# DATA EXTRACT:
* start *

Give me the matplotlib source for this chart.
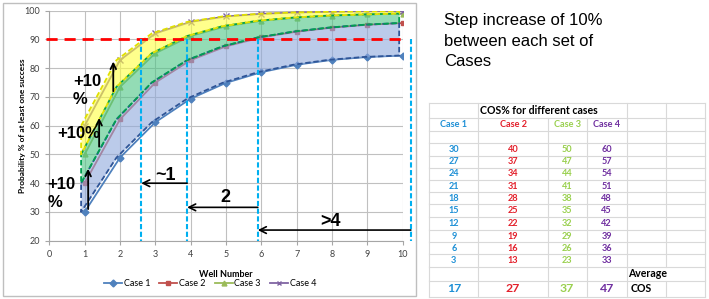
import numpy as np
import matplotlib
matplotlib.use("Agg")
import matplotlib.pyplot as plt
from matplotlib.lines import Line2D
from matplotlib.patches import Rectangle

plt.rcParams['font.family'] = ['Lato', 'DejaVu Sans']

# chart data (probability of at least one success, %)
wells = [1, 2, 3, 4, 5, 6, 7, 8, 9, 10]
case1 = [30, 48.9, 61.2, 69.4, 74.9, 78.6, 81.2, 82.9, 83.9, 84.4]
case2 = [40, 62.2, 75.0, 82.8, 87.6, 90.7, 92.7, 94.1, 95.1, 95.7]
case3 = [50, 73.5, 85.2, 91.2, 94.6, 96.5, 97.6, 98.3, 98.7, 99.0]
case4 = [60, 82.8, 92.1, 96.1, 98.0, 98.9, 99.4, 99.6, 99.8, 99.8]
case_names = ['Case 1', 'Case 2', 'Case 3', 'Case 4']

# wells needed to pass 90% for each case
cross_x = [2.6, 3.9, 5.9, 10.23]
arrow_labels = ['~1', '2', '>4']
target = 90

# table data (COS% per well)
cos1 = [30, 27, 24, 21, 18, 15, 12, 9, 6, 3]
cos2 = [40, 37, 34, 31, 28, 25, 22, 19, 16, 13]
cos3 = [50, 47, 44, 41, 38, 35, 32, 29, 26, 23]
cos4 = [60, 57, 54, 51, 48, 45, 42, 39, 36, 33]
avg_cos = [17, 27, 37, 47]

line_cols = ['#4F81BD', '#C0504D', '#9BBB59', '#8064A2']
markers = ['D', 's', '^', 'x']
tab_cols = ['#1E90D6', '#E3202B', '#9AD04F', '#7030A0']

fig = plt.figure(figsize=(7.09, 2.99), dpi=100)

# overlay in pixel coords for frame + table
ov = fig.add_axes([0, 0, 1, 1])
ov.set_xlim(0, 709)
ov.set_ylim(299, 0)
ov.axis('off')
ov.add_patch(Rectangle((3, 3), 413, 293, fill=False, ec='#BFBFBF', lw=1))

ax = fig.add_axes([49.3 / 709, 1 - 240.7 / 299, 353.4 / 709, 230 / 299])
x = np.array(wells)
for ys, c, m, n in zip([case1, case2, case3, case4], line_cols, markers, case_names):
    ax.plot(x, ys, color=c, lw=1.3, marker=m, ms=3.5 if m != 'x' else 4,
            mew=1, label=n, zorder=3)

# shaded bands (slightly offset like the drawn shapes)
xs = x - 0.1
bands = [(case1, case2, '#8FA9DC', '#2F5597'),
         (case2, case3, '#4CC585', '#00A050'),
         (case3, case4, '#FFFF40', '#E0E000')]
for lo, hi, fc, ec in bands:
    ax.fill_between(xs, lo, hi, color=fc, alpha=0.6, lw=0, zorder=4)
    px = np.concatenate([xs, xs[::-1], xs[:1]])
    py = np.concatenate([hi, lo[::-1], hi[:1]])
    ax.plot(px, py, color=ec, lw=1.3, ls=(0, (3, 1.5)), zorder=5)

ax.set_xlim(0, 10)
ax.set_ylim(20, 100)
ax.set_xticks(range(0, 11))
ax.set_yticks(range(20, 101, 10))
ax.grid(True, color='#C0C0C0', lw=0.8)
ax.set_axisbelow(True)
for s in ['top', 'right']:
    ax.spines[s].set_visible(False)
for s in ['left', 'bottom']:
    ax.spines[s].set_color('#A6A6A6')
ax.tick_params(labelsize=6.5, colors='#A6A6A6', labelcolor='#404040', length=3, width=0.8)
ax.set_xlabel('Well Number', fontsize=6.5, fontweight='bold', labelpad=8)
ax.set_ylabel('Probability % of at least one success', fontsize=6, fontweight='bold', labelpad=-1)

# 90% line and crossing markers
ax.plot([-0.1, 10], [target, target], color='red', lw=2, ls=(0, (4, 2.5)), zorder=6, clip_on=False)
for cx in cross_x:
    ax.plot([cx, cx], [target, 20], color='#00B0F0', lw=1.5, ls=(0, (2.5, 1.2)), zorder=6, clip_on=False)

arrow_y = [40, 31.6, 23.7]
text_pos = [(3.3, 42.6), (4.97, 35), (7.95, 26.7)]
for i, lab in enumerate(arrow_labels):
    ax.annotate('', xy=(cross_x[i], arrow_y[i]), xytext=(cross_x[i + 1], arrow_y[i]),
                arrowprops=dict(arrowstyle='->', lw=1.2, color='black',
                                shrinkA=0, shrinkB=0, mutation_scale=12),
                zorder=7, annotation_clip=False)
    ax.text(text_pos[i][0], text_pos[i][1], lab, fontsize=13, fontweight='bold',
            ha='center', va='center', zorder=7, family=['Liberation Sans', 'DejaVu Sans'])

# +10% labels with upward arrows
plus = [('+10\n%', -0.05, 36.5), ('+10%', 0.22, 57.2), ('+10\n%', 0.67, 72.3)]
for t, tx, ty in plus:
    ax.text(tx, ty, t, fontsize=12, fontweight='bold', ha='left', va='center',
            linespacing=1.25, zorder=8, family=['Liberation Sans', 'DejaVu Sans'], clip_on=False)
up = [(1.1, 31, 45), (1.41, 52.7, 62.7), (1.81, 72, 82.3)]
for ux, y0, y1 in up:
    ax.annotate('', xy=(ux, y1), xytext=(ux, y0),
                arrowprops=dict(arrowstyle='->', lw=1.3, color='black',
                                shrinkA=0, shrinkB=0, mutation_scale=10), zorder=8)

handles = [Line2D([], [], color=c, marker=m, ms=3.5, lw=1.3) for c, m in zip(line_cols, markers)]
fig.legend(handles, case_names, loc='center', bbox_to_anchor=(210 / 709, 1 - 284 / 299),
           ncol=4, frameon=False, fontsize=6.5, handlelength=2.0, columnspacing=1.0,
           handletextpad=0.2, borderpad=0)

# right side note
ov.text(444, 41, 'Step increase of 10%\nbetween each set of\nCases', fontsize=12,
        ha='left', va='center', linespacing=1.42, family=['Liberation Sans', 'DejaVu Sans'])

# table
col_edges = [429.3, 478.3, 547.7, 586.7, 626.7, 666, 705]
row_edges = [103.3, 118.3, 131, 143.3, 155.7, 167.7, 180, 192.3, 204.3, 217.3,
             230, 242.3, 254.3, 266.7, 281, 296.7]
gcol = '#D9D9D9'
for r in row_edges:
    ov.plot([col_edges[0], col_edges[-1]], [r, r], color=gcol, lw=0.8)
for ci, cxe in enumerate(col_edges):
    for ri in range(len(row_edges) - 1):
        if ri == 0 and ci in (2, 3):
            continue
        if ri == 13 and ci == 5:
            continue
        ov.plot([cxe, cxe], [row_edges[ri], row_edges[ri + 1]], color=gcol, lw=0.8)

mid = lambda a, b: (a + b) / 2
ov.text(480, mid(row_edges[0], row_edges[1]), 'COS% for different cases', fontsize=7.6,
        fontweight='bold', ha='left', va='center')
for k in range(4):
    cx = mid(col_edges[k], col_edges[k + 1])
    ov.text(cx, mid(row_edges[1], row_edges[2]), case_names[k], fontsize=6.6,
            fontweight='bold', color=tab_cols[k], ha='center', va='center')
    for j, v in enumerate([cos1, cos2, cos3, cos4][k]):
        ov.text(cx, mid(row_edges[3 + j], row_edges[4 + j]), str(v), fontsize=6.6,
                fontweight='bold', color=tab_cols[k], ha='center', va='center')
    ov.text(cx, mid(row_edges[14], row_edges[15]), str(avg_cos[k]), fontsize=8.8,
            fontweight='bold', color=tab_cols[k], ha='center', va='center')
ov.text(628.3, mid(row_edges[13], row_edges[14]), 'Average', fontsize=7.6,
        fontweight='bold', ha='left', va='center')
ov.text(630.7, mid(row_edges[14], row_edges[15]), 'COS', fontsize=7.6,
        fontweight='bold', ha='left', va='center')

fig.savefig('out.png', dpi=100)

* end *

# EXERCISE:
Find each line that has the word "chart", then copy it out.

# ANSWER TO THIS PROBLEM:
Give me the matplotlib source for this chart.
# chart data (probability of at least one success, %)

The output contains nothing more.